Menteri Luar Negeri Turki Mevlut Cavusoglu mengungkapkan rencana Ankara untuk membuka Kedutaan Besar di Yerusalem Timur pada Kamis 14 Desember 2017, sehari setelah Organisasi Kerja Sama Islam bertemu di Istanhul dan mengakui Yerusalem Timur sebagai Ibu Kota Negara Palestina, sebagai tanggapan atas keputusan Amerika untuk mengakui Yerusalem sebagai Ibu Kota Israel.

Tindakan sepihak yang dilakukan oleh Presiden Amerika Donald Trump pada 6 Desember telah menyulut bentrokan rusuh di wilayah Palestina serta protes di negara lain.

“Jangan berusaha melakukan operasi Zionis [Israel]. Jika anda melakukannya, biayanya akan besar,” demikian peringatan Presiden Turki.

Status Yerusalem termasuk masalah inti yang berkaitan dengan proses perdamaian Palestina-Israel, yang hampir mati.

Sementara itu Ketua Parlemen Mesir Ali Abdel-Aal  mengatakan Mesir sedang mempersiapkan resolusi PBB untuk menghadapi pengakuan Amerika mengenai Yerusalem sebagai Ibu Kota Israel.
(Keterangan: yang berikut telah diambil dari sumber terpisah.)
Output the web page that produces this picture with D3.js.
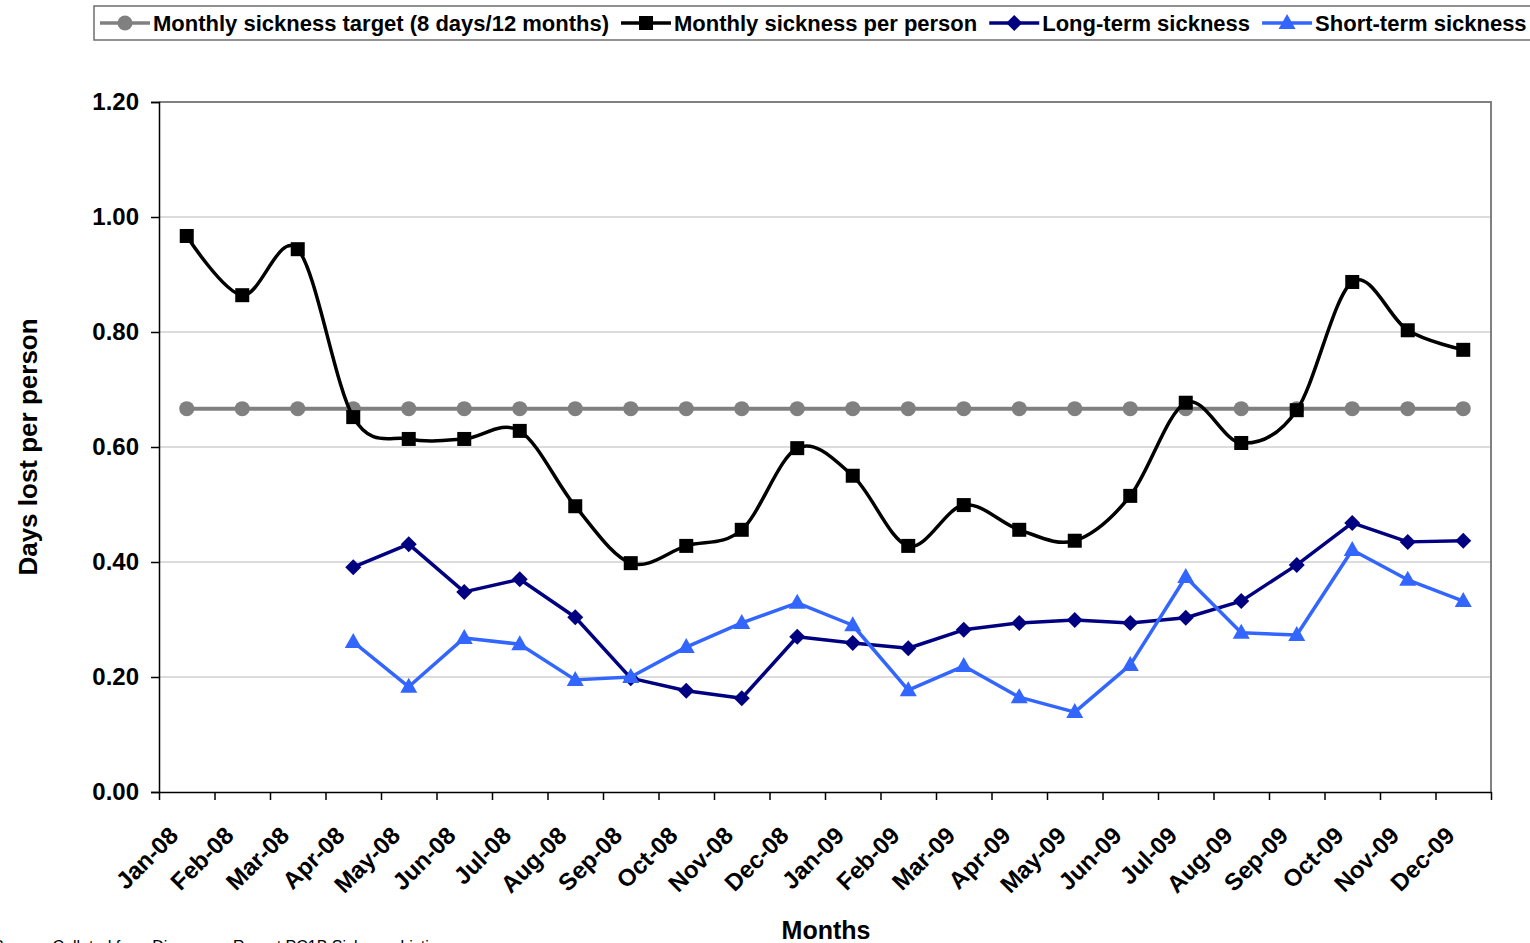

Ketika berbicara selama sidang parlemen Minggu, Abdel-Aal mengatakan Mesir telah mulai menghubungi semua pemimpin Arab dan sejumlah pejabat asing buat resolusi tersebut.

Abdel-Aal menegaskan Yerusalem akan tetap menjadi kota Arab, dan kembali menyampaikan penolakan Mesir atas keputusan Amerika untuk mengakui kota suci itu sebagai Ibukota Israel dan pemindahan Kedutaan Besar AS dari Tel Aviv ke Yerusalem.

Semua anggota Parlemen Mesir menghadiri sidang tersebut dengan mengenakan kain selempang yang bertuliskan “Yerusalem adalah Arab”.

Abdel-Aal mengambahkan wakil Mesir untuk Dewan Keamanan PBB telah menyerukan penyelenggaraan sidang darurat untuk membuat pemerintah Amerika mencabut keputusannya.

Meskipun Israel merebut Yerusalem Timur dari Jordania dalam Perang 1967 dan mengumumkan seluruh kota tersebut sebagai “ibu kotanya yang tak terpisahkan” pada 1980, tindakan itu tak pernah diakui oleh masyarakat internasional.

Rakyat Palestina berkeras mereka mesti mendirikan negara merdeka dengan Yerusalem Timur sebagai Ibukotanya dalam penyelesaian akhir.

Berdasarkan kesepakatan perdamaian terdahulu Palestina-Israel, status Yerusalem mesti diputuskan melalui pembicaraan status-akhir antara Palestina dan Israel.